* Short task *
Sift the listing for lines that hold the string "this" and pull them out.

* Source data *
- - - - -
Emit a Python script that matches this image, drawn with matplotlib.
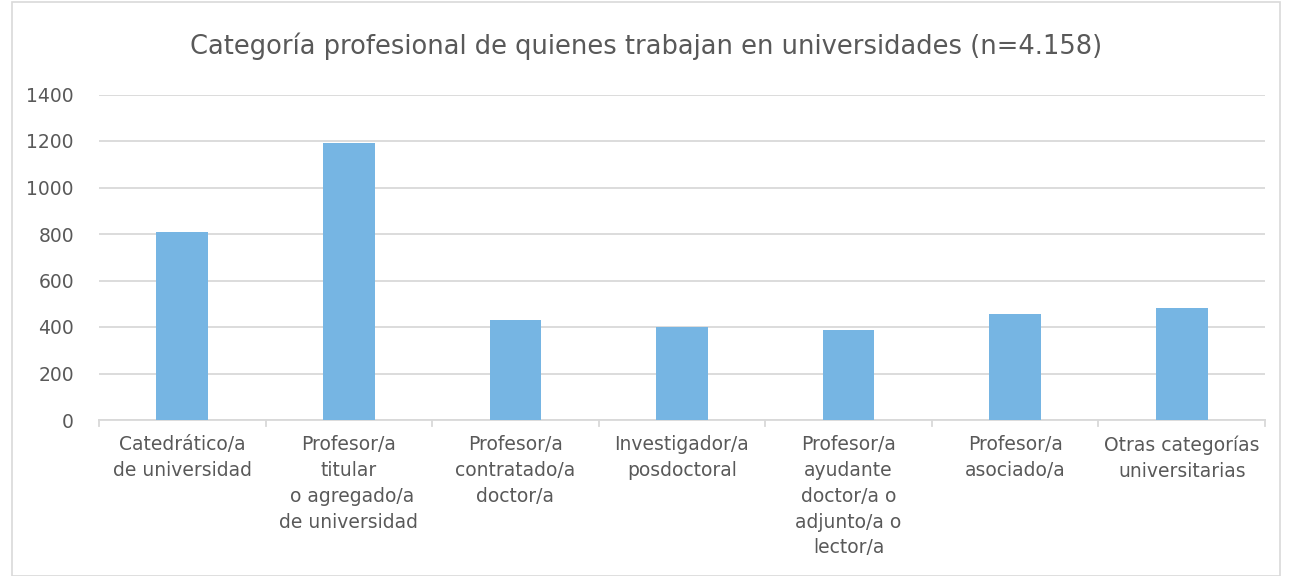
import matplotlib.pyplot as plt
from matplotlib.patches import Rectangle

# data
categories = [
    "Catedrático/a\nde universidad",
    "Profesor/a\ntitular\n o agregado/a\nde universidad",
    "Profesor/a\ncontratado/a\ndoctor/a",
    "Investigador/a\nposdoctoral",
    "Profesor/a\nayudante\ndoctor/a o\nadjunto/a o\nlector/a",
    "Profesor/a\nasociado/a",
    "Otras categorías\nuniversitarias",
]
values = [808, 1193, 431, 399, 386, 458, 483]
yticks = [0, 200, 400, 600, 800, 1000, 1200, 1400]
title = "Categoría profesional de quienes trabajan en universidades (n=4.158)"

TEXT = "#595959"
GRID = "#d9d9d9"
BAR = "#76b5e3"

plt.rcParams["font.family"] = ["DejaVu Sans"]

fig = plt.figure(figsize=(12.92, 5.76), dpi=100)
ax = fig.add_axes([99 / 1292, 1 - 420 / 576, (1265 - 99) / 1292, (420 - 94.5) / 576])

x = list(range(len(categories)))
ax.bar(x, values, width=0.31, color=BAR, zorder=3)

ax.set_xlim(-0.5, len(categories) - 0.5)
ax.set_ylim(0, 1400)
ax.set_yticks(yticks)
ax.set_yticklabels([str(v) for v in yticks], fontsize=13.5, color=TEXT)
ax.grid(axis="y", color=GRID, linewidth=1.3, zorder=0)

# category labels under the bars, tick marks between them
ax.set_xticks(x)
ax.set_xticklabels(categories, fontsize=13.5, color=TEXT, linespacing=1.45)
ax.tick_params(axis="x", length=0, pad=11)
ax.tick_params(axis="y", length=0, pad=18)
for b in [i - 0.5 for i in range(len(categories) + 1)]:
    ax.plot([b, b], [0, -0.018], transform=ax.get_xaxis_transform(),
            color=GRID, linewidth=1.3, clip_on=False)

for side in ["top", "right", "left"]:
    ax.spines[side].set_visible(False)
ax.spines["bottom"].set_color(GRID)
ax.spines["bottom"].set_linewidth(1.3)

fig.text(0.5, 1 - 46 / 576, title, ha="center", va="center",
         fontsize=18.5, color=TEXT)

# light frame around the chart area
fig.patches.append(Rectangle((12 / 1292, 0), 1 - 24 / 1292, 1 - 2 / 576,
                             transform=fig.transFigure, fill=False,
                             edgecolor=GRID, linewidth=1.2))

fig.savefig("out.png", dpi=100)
- - - - -
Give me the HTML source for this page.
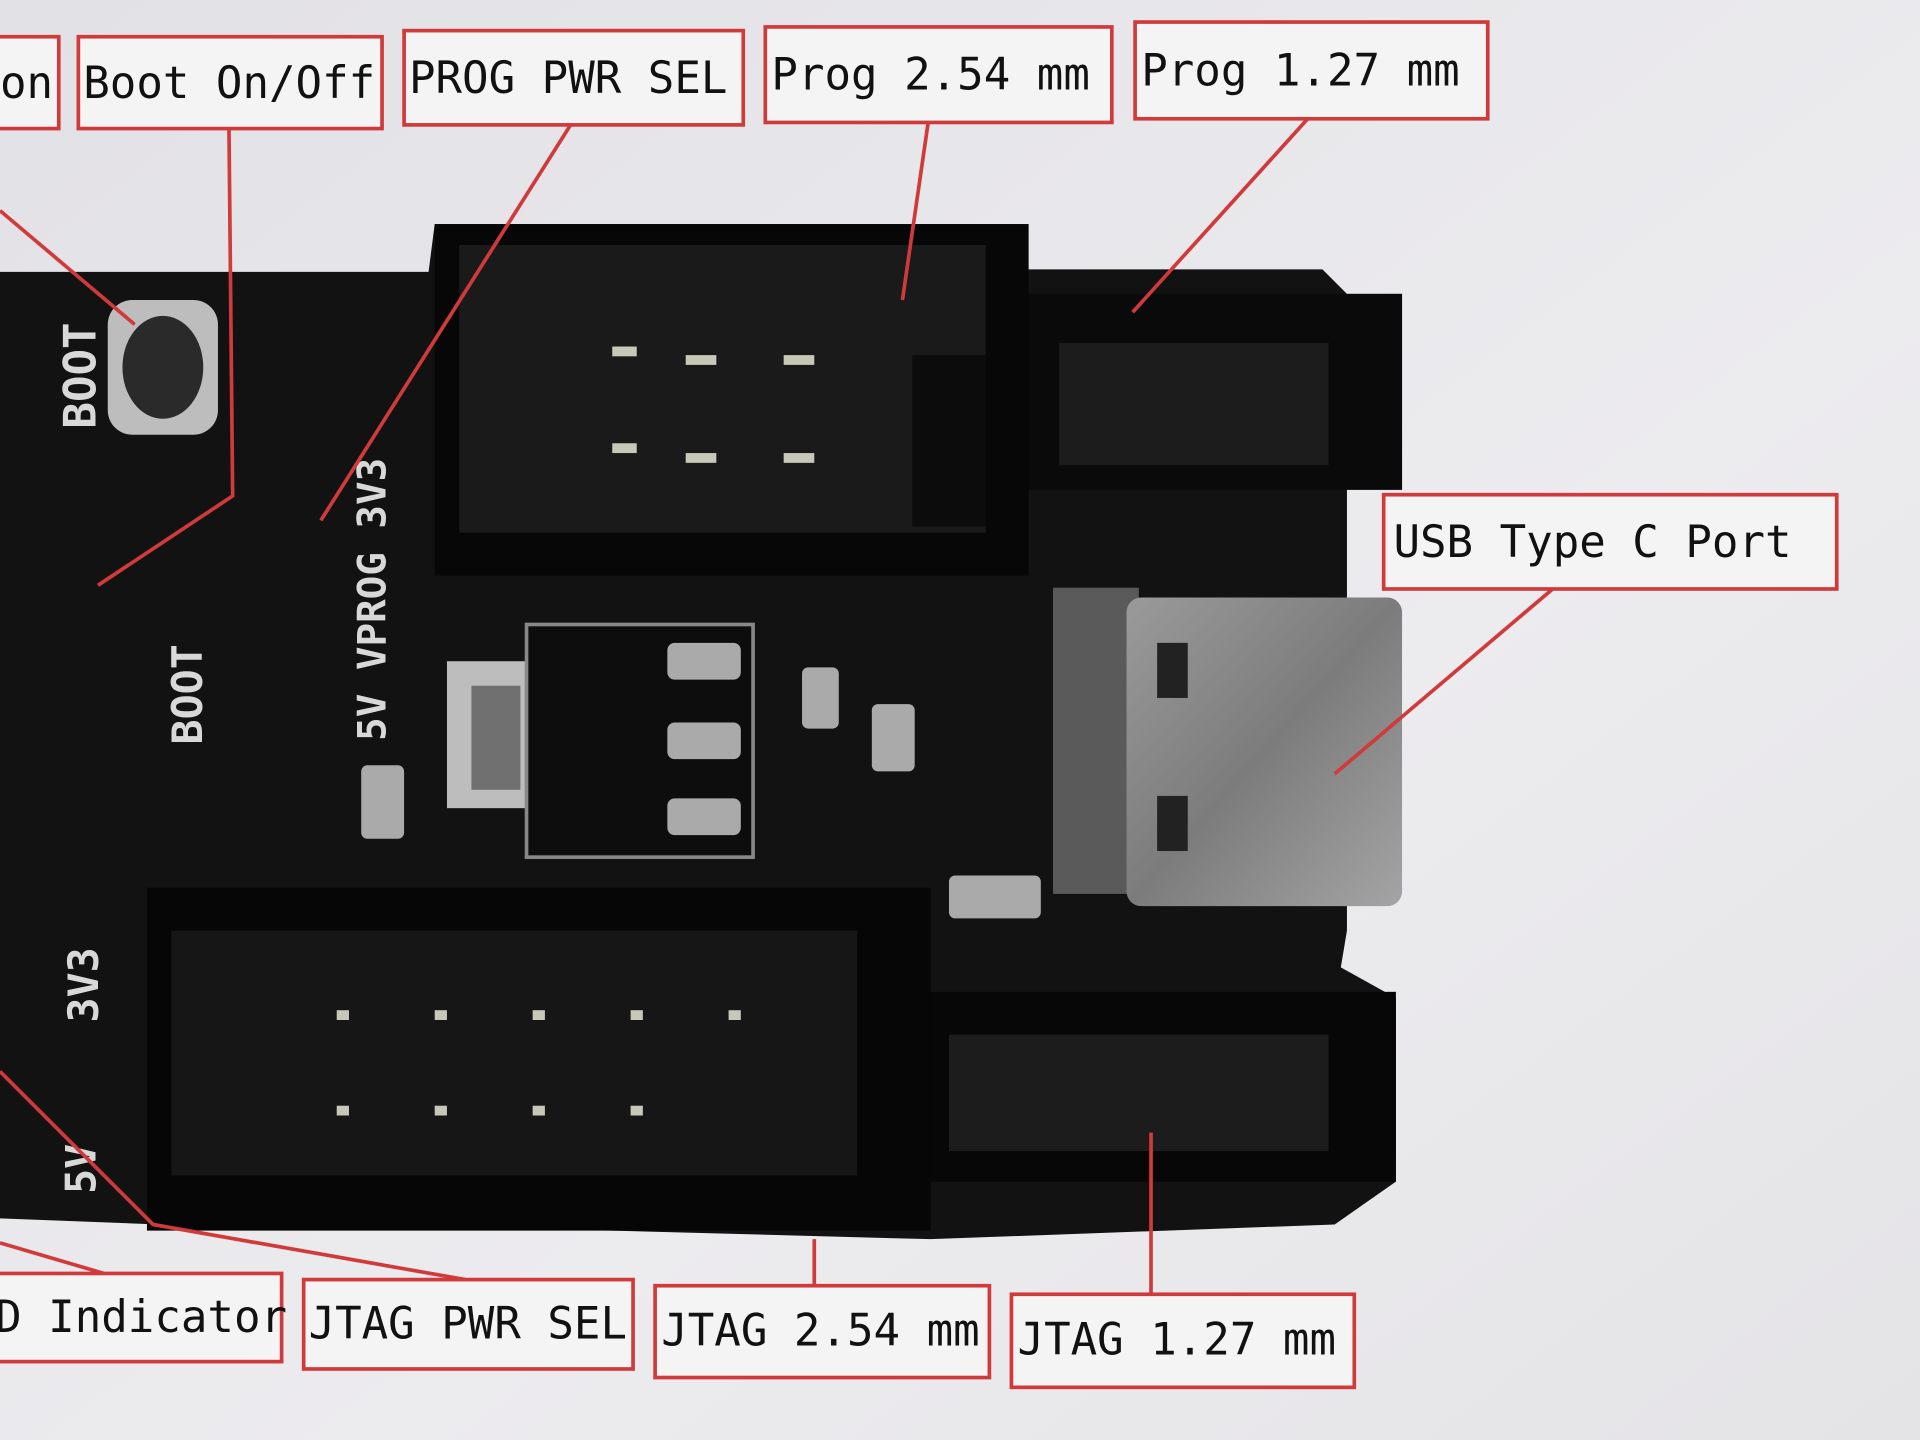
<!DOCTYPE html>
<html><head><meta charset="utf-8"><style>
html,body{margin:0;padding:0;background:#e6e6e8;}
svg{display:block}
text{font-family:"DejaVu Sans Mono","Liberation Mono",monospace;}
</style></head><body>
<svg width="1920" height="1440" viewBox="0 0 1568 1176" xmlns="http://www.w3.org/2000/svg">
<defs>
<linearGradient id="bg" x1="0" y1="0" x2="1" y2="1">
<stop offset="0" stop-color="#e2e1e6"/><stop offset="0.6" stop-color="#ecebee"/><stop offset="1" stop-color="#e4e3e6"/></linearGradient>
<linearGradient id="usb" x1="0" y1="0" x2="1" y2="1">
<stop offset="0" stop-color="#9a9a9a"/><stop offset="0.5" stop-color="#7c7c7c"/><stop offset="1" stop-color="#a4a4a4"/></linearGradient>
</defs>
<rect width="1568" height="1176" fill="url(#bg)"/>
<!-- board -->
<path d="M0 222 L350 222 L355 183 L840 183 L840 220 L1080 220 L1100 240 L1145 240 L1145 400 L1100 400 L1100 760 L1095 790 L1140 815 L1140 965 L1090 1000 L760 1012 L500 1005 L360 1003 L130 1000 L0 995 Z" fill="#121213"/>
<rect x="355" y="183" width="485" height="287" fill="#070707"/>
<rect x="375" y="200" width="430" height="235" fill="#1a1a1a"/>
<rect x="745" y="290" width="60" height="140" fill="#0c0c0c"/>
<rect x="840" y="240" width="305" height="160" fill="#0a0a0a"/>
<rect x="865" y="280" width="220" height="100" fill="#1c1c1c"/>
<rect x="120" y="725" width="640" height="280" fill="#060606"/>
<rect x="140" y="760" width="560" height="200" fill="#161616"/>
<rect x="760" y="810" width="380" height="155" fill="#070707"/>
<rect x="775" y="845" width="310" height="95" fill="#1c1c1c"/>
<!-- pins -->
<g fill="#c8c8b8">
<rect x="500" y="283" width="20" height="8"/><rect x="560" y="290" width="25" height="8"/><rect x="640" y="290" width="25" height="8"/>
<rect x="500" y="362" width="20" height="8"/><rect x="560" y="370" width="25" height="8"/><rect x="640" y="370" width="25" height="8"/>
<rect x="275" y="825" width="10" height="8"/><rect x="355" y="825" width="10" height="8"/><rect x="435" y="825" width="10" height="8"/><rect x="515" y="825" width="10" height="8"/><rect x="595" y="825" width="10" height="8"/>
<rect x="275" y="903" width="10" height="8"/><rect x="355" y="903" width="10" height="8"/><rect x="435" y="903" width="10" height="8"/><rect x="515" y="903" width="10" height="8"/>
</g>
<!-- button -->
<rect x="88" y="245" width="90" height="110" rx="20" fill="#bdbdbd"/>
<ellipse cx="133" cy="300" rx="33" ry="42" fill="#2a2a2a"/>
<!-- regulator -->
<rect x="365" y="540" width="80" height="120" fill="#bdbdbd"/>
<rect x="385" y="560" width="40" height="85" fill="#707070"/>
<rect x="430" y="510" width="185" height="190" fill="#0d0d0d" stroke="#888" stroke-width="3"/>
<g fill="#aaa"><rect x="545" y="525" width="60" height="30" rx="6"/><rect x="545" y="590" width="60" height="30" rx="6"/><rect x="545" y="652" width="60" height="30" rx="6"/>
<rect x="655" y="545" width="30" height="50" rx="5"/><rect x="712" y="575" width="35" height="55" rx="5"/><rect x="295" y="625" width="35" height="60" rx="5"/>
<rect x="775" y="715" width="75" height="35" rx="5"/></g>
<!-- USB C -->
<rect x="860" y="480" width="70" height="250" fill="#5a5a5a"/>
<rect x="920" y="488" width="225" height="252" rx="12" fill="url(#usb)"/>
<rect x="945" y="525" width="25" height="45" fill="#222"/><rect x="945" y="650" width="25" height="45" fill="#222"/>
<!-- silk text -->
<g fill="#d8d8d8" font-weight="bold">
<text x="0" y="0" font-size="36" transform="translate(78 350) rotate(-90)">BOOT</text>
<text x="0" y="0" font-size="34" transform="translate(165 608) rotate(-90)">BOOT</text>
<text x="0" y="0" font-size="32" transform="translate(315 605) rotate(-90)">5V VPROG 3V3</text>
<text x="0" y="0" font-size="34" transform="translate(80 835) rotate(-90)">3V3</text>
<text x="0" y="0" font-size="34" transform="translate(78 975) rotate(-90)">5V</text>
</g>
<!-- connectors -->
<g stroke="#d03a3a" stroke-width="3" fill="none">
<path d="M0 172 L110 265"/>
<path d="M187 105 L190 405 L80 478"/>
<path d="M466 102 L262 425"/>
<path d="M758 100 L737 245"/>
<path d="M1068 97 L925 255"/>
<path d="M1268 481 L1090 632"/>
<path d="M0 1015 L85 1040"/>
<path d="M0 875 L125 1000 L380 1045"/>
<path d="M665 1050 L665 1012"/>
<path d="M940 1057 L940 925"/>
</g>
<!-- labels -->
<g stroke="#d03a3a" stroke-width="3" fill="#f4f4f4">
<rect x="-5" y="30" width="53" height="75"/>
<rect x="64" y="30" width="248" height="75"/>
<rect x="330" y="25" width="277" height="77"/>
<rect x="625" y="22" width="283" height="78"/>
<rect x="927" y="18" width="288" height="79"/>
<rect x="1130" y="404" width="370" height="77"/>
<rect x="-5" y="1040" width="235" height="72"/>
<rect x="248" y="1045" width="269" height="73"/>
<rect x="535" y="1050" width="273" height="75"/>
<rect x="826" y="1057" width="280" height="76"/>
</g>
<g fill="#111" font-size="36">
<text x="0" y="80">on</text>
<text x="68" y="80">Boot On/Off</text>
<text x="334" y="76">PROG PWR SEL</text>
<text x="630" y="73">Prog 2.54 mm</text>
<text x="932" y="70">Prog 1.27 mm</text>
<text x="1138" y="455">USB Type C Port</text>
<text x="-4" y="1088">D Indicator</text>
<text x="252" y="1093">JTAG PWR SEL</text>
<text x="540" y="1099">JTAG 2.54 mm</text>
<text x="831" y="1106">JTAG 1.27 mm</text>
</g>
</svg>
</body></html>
- - - - -
* Completed exercise *
Emit a Python script that matches this image, drawn with matplotlib.
Give me the HTML source for this page.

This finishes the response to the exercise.